Book Review: Frederik Byrn Køhlert’s “The Chicago Literary Experience”

ImageLiterary critic and comics scholar Frederik Byrn Køhlert’s The Chicago Literary Experience provides an interesting overview of the Windy City’s literary tradition.

Frederik Byrn Køhlert, The Chicago Literary Experience: Writing the City, 1893-1953 (Copenhagen: Museum Tusculanum Press, 2011).

Frederik Byrn Køhlert is a Ph.D. candidate at the Department of English at the University of Montreal, where he is working on a tentatively titled “Drawing in the Margins: Identity and Subjectivity in Contemporary Autobiographical Comics,” which focuses on how autobiographical comics use the comics form to challenge and destabilize dominant notions of gender, sexuality, race, ethnicity, and the body. The Chicago Literary experience is a revised version of his Master’s thesis.
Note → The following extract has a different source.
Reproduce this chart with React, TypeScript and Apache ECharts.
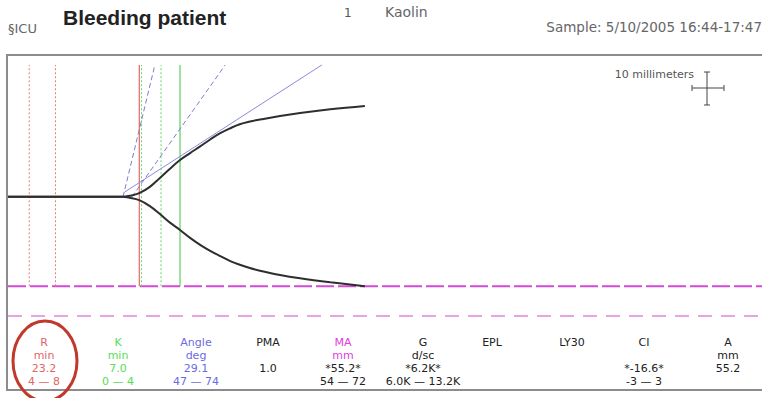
import React, { useEffect, useRef } from "react";
import * as echarts from "echarts";

// ---- data (minutes / millimetres) ----
const timeMin = [0, 20.4, 21.8, 23.5, 25.4, 27.2, 29.0, 30.8, 32.6, 34.4, 36.2, 38.0, 39.8, 41.5, 43.3, 45.1, 48.7, 52.3, 57.7, 63.9];
const upperMM = [0, 0, 0.3, 1.1, 3.0, 5.7, 8.5, 11.1, 13.2, 15.2, 17.3, 19.2, 20.7, 21.9, 22.7, 23.3, 24.4, 25.3, 26.4, 27.4];
const lowerMM = [0, 0, -0.3, -1.0, -2.8, -5.2, -7.8, -10.0, -12.4, -14.5, -16.3, -17.9, -19.4, -20.5, -21.5, -22.3, -23.6, -24.6, -25.8, -27.0];

const angleLine = [[20.9, 1.45], [56.2, 39.8]];
const tangentDashA = [[20.6, 0], [26.3, 39.8]];
const tangentDashB = [[22.2, 0], [38.9, 39.8]];

const rRangeMin = [3.8, 8.5];
const rLineMin = 23.5;
const kRangeMin = [23.9, 27.4];
const kLineMin = 30.8;
const markerSpanMM = [-27, 39.8];

const maNormalHalfMM = [-27, -36];

const paramNames = ["R", "K", "Angle", "PMA", "MA", "G", "EPL", "LY30", "CI", "A"];
const paramUnits = ["min", "min", "deg", "", "mm", "d/sc", "", "", "", "mm"];
const paramValues = ["23.2", "7.0", "29.1", "1.0", "*55.2*", "*6.2K*", "", "", "*-16.6*", "55.2"];
const paramRanges = ["4 \u2014 8", "0 \u2014 4", "47 \u2014 74", "", "54 \u2014 72", "6.0K \u2014 13.2K", "", "", "-3 \u2014 3", ""];

// ---- style / layout ----
const colX = [44, 118, 196, 268, 343, 423, 492, 572, 644, 728];
const nameColor = ["#e06666", "#55dd55", "#6b6be0", "#222", "#e040e0", "#222", "#222", "#222", "#222", "#222"];
const valueColor = ["#e06666", "#55dd55", "#6b6be0", "#222", "#222", "#222", "#222", "#222", "#222", "#222"];
const FONT = "DejaVu Sans";

export default function App() {
  const ref = useRef<HTMLDivElement>(null);
  useEffect(() => {
    if (!ref.current) return;
    const chart = echarts.init(ref.current, null, { renderer: "svg" });

    const vline = (x: number, color: string, type: any, width = 1) => ({
      type: "line",
      data: [[x, markerSpanMM[0]], [x, markerSpanMM[1]]],
      showSymbol: false,
      silent: true,
      z: 3,
      lineStyle: { color, type, width },
    });

    const tableTexts: any[] = [];
    const rowsY = [342, 355, 368, 381];
    paramNames.forEach((n, i) => {
      const rows = [n, paramUnits[i], paramValues[i], paramRanges[i]];
      rows.forEach((t, r) => {
        if (!t) return;
        tableTexts.push({
          type: "text",
          x: colX[i],
          y: rowsY[r],
          style: {
            text: t,
            fill: r < 2 ? nameColor[i] : valueColor[i],
            font: `11px "${FONT}"`,
            align: "center",
            verticalAlign: "middle",
            lineHeight: 12,
          },
        });
      });
    });

    const option: any = {
      animation: false,
      grid: { left: 8, right: 0, top: 56, height: 270 },
      xAxis: { type: "value", min: 0, max: 135, show: false },
      yAxis: { type: "value", min: -39, max: 42.5, show: false },
      series: [
        ...maNormalHalfMM.map((y, i) => ({
          type: "line",
          data: [[0, y], [135, y]],
          showSymbol: false,
          silent: true,
          z: 2,
          lineStyle: i === 0
            ? { color: "#d44ad4", width: 2, type: [18, 4] }
            : { color: "#e6a3e6", width: 2, type: [14, 9] },
        })),
        ...rRangeMin.map((x) => vline(x, "#ec7a7a", [2, 2])),
        vline(rLineMin, "#e04848", "solid"),
        ...kRangeMin.map((x) => vline(x, "#66d866", [2, 2])),
        vline(kLineMin, "#44c044", "solid"),
        {
          type: "line", data: angleLine, showSymbol: false, silent: true, z: 4,
          lineStyle: { color: "#8a8ae0", width: 1 },
        },
        {
          type: "line", data: tangentDashA, showSymbol: false, silent: true, z: 4,
          lineStyle: { color: "#7c7cd0", width: 1, type: [5, 3] },
        },
        {
          type: "line", data: tangentDashB, showSymbol: false, silent: true, z: 4,
          lineStyle: { color: "#7c7cd0", width: 1, type: [5, 3] },
        },
        {
          type: "line", data: timeMin.map((t, i) => [t, upperMM[i]]), smooth: 0.4,
          showSymbol: false, silent: true, z: 5,
          lineStyle: { color: "#2e2e2e", width: 2 },
        },
        {
          type: "line", data: timeMin.map((t, i) => [t, lowerMM[i]]), smooth: 0.4,
          showSymbol: false, silent: true, z: 5,
          lineStyle: { color: "#2e2e2e", width: 2 },
        },
      ],
      graphic: [
        {
          type: "rect", shape: { x: 7, y: 55, width: 820, height: 335 },
          style: { fill: "none", stroke: "#8c8c8c", lineWidth: 2 }, z: 1,
        },
        { type: "text", x: 8, y: 28, style: { text: "\u00a7ICU", fill: "#666", font: `13px "${FONT}"`, verticalAlign: "middle" } },
        { type: "text", x: 63, y: 17, style: { text: "Bleeding patient", fill: "#222", font: 'bold 21px "Liberation Sans"', verticalAlign: "middle" } },
        { type: "text", x: 344, y: 13, style: { text: "1", fill: "#555", font: `12px "${FONT}"`, verticalAlign: "middle" } },
        { type: "text", x: 385, y: 12, style: { text: "Kaolin", fill: "#666", font: `14px "${FONT}"`, verticalAlign: "middle" } },
        { type: "text", x: 762, y: 27, style: { text: "Sample: 5/10/2005 16:44-17:47", fill: "#666", font: `13.5px "${FONT}"`, align: "right", verticalAlign: "middle" } },
        { type: "text", x: 694, y: 74, style: { text: "10 millimeters", fill: "#555", font: `11px "${FONT}"`, align: "right", verticalAlign: "middle" } },
        { type: "line", shape: { x1: 707, y1: 72, x2: 707, y2: 105 }, style: { stroke: "#444", lineWidth: 1 } },
        { type: "line", shape: { x1: 704, y1: 72, x2: 710, y2: 72 }, style: { stroke: "#444", lineWidth: 1 } },
        { type: "line", shape: { x1: 704, y1: 105, x2: 710, y2: 105 }, style: { stroke: "#444", lineWidth: 1 } },
        { type: "line", shape: { x1: 692, y1: 88, x2: 724, y2: 88 }, style: { stroke: "#444", lineWidth: 1 } },
        { type: "line", shape: { x1: 692, y1: 85, x2: 692, y2: 91 }, style: { stroke: "#444", lineWidth: 1 } },
        { type: "line", shape: { x1: 724, y1: 85, x2: 724, y2: 91 }, style: { stroke: "#444", lineWidth: 1 } },
        ...tableTexts,
        {
          type: "ellipse", shape: { cx: 45, cy: 361, rx: 32, ry: 40 },
          style: { fill: "none", stroke: "#c0392b", lineWidth: 3 }, z: 10,
        },
      ],
    };
    chart.setOption(option);
    return () => chart.dispose();
  }, []);
  return (
    <div
      ref={ref}
      style={{ position: "fixed", left: 0, top: 0, width: 762, height: 398, background: "#fff" }}
    />
  );
}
Køhlert’s book is a slim volume that treats what the author calls a literary “Chicago tradition.” After a brief introduction, the little more than a century’s worth of time covered is divided into three periods, followed by a discussion about Chicago-centric writing after 1953. Touched upon, sometimes at breakneck pace, is a history of Chicago literature exemplified by short summaries of major writers like Sherwood Anderson, Theodor Dreiser, and Upton Sinclair, as well as several lesser-known scribes.
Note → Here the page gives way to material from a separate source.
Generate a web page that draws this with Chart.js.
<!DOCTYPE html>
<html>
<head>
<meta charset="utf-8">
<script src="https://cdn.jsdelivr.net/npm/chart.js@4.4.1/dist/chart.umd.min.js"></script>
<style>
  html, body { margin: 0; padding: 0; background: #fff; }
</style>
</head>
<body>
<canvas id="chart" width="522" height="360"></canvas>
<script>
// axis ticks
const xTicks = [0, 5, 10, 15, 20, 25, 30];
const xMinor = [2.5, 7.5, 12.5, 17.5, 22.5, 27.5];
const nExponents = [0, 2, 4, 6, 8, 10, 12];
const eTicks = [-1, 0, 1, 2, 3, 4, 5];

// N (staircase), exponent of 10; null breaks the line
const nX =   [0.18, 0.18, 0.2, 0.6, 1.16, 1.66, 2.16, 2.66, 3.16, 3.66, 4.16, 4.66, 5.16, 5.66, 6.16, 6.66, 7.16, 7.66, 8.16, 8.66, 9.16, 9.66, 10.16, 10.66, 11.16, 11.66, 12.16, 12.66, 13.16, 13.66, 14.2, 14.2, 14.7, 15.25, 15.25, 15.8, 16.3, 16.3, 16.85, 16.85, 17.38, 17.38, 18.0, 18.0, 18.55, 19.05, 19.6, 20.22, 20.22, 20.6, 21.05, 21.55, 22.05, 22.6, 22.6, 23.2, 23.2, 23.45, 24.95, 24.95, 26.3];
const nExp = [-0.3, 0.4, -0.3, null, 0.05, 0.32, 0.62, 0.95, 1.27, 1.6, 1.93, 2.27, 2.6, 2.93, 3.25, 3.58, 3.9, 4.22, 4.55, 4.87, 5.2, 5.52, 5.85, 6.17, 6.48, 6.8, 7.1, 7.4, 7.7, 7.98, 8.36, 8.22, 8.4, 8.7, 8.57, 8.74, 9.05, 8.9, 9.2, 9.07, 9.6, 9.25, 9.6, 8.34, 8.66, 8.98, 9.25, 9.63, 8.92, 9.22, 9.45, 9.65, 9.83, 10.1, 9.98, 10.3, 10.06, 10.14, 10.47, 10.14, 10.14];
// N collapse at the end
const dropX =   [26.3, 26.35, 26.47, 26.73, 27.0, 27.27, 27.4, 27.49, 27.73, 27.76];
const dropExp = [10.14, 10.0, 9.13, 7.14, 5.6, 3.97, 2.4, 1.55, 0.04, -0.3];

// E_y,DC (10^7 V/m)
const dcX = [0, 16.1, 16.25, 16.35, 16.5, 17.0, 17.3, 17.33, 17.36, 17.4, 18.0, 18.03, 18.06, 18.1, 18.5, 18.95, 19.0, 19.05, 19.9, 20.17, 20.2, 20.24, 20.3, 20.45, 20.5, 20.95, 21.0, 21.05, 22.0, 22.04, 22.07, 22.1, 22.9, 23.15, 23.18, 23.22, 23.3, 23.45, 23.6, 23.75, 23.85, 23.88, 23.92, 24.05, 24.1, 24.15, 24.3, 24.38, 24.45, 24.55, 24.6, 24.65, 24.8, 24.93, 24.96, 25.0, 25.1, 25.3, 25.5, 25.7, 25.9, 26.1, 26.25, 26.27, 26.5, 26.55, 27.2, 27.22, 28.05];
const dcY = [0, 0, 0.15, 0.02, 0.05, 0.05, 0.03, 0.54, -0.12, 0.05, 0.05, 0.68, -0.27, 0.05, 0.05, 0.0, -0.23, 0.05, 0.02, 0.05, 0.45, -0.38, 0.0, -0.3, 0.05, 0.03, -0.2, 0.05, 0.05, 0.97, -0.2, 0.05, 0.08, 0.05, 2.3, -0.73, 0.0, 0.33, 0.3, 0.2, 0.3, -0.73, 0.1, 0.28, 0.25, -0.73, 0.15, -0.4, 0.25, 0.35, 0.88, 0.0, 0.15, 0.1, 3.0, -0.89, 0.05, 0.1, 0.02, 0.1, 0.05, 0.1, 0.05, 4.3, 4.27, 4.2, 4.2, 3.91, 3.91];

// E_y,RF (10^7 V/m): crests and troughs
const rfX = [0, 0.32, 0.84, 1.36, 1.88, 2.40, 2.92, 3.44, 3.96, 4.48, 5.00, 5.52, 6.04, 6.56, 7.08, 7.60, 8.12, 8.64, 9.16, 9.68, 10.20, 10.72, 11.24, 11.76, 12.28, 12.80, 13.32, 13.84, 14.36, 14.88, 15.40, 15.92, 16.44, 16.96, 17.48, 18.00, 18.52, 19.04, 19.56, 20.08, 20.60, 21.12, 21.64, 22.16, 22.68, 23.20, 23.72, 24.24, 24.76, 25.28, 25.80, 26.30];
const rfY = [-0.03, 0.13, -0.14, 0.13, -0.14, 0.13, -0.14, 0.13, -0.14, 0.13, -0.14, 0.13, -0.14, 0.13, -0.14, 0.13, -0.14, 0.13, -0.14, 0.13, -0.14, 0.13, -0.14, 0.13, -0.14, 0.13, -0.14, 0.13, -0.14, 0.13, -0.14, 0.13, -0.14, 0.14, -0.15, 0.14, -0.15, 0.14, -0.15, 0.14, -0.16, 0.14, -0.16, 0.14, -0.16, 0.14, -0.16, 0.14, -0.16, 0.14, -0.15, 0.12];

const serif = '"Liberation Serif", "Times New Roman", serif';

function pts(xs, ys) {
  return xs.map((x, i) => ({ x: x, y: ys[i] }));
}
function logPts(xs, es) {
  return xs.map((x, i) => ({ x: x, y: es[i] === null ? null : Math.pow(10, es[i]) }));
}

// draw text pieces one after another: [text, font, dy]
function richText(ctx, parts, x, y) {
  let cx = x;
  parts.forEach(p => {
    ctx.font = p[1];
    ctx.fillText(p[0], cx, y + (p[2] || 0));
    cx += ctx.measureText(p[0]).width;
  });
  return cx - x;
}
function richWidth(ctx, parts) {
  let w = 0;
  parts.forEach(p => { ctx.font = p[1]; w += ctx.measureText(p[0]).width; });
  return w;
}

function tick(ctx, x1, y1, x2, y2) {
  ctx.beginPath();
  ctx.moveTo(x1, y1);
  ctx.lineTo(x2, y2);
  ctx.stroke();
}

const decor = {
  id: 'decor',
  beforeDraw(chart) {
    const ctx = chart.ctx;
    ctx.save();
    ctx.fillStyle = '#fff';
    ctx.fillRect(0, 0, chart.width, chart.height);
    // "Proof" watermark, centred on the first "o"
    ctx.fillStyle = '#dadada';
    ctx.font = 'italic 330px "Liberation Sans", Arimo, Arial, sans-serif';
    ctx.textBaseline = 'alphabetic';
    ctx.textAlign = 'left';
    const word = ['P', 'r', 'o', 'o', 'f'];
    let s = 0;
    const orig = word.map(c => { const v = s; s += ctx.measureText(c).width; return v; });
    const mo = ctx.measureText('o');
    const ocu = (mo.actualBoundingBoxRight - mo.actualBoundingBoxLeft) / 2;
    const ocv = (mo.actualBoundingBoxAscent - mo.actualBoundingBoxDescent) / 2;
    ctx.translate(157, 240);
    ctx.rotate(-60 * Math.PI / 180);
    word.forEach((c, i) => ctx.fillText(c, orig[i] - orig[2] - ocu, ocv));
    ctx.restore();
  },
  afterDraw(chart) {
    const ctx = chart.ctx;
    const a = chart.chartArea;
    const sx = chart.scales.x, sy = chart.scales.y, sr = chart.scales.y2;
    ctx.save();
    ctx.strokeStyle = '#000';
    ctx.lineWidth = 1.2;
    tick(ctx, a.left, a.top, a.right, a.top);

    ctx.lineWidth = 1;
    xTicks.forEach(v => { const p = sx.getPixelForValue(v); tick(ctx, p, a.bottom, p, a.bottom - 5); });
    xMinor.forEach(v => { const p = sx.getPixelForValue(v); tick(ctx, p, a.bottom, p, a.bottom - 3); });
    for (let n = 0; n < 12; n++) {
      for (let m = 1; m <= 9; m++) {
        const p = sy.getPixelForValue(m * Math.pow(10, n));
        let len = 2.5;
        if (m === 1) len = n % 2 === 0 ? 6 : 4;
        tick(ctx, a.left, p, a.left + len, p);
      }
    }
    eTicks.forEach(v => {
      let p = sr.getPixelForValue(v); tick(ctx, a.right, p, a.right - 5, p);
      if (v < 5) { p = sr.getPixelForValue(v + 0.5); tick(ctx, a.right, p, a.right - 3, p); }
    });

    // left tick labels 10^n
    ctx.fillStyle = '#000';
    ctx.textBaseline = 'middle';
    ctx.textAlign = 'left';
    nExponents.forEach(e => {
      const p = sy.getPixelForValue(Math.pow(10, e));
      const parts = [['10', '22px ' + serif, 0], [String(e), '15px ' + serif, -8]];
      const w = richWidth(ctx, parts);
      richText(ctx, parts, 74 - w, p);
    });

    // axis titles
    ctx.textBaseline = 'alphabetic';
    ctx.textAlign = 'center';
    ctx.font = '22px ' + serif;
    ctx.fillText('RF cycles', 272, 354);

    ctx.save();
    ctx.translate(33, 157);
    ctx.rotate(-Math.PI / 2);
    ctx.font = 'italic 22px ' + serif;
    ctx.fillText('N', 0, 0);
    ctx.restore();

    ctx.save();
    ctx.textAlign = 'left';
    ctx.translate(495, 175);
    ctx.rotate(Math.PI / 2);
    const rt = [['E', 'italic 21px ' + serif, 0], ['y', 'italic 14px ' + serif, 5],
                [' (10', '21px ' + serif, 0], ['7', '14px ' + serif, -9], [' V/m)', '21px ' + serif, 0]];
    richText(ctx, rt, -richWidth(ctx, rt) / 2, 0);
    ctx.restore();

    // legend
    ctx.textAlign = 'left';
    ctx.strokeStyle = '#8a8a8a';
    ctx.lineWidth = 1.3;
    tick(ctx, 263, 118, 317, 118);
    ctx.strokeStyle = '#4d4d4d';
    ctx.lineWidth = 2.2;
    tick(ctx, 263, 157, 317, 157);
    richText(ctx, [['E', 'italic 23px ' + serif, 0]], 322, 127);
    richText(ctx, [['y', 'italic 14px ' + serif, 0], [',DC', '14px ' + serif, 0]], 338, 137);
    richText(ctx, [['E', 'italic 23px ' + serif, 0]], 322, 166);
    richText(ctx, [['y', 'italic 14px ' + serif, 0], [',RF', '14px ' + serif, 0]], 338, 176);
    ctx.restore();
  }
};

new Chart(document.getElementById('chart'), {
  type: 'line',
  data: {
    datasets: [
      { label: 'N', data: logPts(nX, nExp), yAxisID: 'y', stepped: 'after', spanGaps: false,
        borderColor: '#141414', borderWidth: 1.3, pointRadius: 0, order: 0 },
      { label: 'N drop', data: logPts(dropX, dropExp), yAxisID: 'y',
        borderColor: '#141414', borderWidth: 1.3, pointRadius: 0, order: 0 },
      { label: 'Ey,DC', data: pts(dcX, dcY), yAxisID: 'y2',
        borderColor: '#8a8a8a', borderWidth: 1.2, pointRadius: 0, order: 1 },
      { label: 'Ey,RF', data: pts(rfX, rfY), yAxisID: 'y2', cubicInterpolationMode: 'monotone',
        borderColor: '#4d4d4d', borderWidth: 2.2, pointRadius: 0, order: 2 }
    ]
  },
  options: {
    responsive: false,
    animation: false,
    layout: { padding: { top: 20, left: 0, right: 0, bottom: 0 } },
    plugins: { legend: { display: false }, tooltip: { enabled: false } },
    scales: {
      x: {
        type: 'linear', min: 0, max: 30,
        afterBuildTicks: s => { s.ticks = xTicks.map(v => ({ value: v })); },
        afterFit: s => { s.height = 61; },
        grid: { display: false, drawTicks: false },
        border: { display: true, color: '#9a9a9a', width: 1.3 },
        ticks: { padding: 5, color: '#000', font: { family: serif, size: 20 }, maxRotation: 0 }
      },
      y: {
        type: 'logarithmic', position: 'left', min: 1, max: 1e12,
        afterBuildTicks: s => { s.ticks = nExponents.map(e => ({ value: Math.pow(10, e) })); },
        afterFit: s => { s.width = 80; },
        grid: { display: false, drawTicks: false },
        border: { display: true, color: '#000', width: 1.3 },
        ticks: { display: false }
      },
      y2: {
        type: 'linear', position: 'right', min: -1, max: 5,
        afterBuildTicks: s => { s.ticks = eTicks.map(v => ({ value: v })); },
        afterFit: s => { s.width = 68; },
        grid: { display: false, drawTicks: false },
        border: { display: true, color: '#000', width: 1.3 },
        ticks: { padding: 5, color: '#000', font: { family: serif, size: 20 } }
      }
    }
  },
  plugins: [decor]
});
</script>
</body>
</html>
The book’s aim is formulated thusly:

With attention to how the individual writer has described and evaluated the Chicago experience–creating a city of feeling from the city of fact–this book is an exploration of various literary attempts to understand what can perhaps be called the meaning of Chicago–and of how the city appears as a definable and undeniably unique presence in the diverse literature produced about it in the period from 1893 to 1953.

The book, which is written in a clear and concise style, is largely descriptive. It is balanced more toward synthesis than analysis and only rarely does it stop to engage its material in depth. However, while it perhaps falls a little short of its self-defined finish line, The Chicago Literary Experience is well worth the read for anyone who is interested in urban representation and who seeks to understand how one specific place can take many shapes and still be recognizable.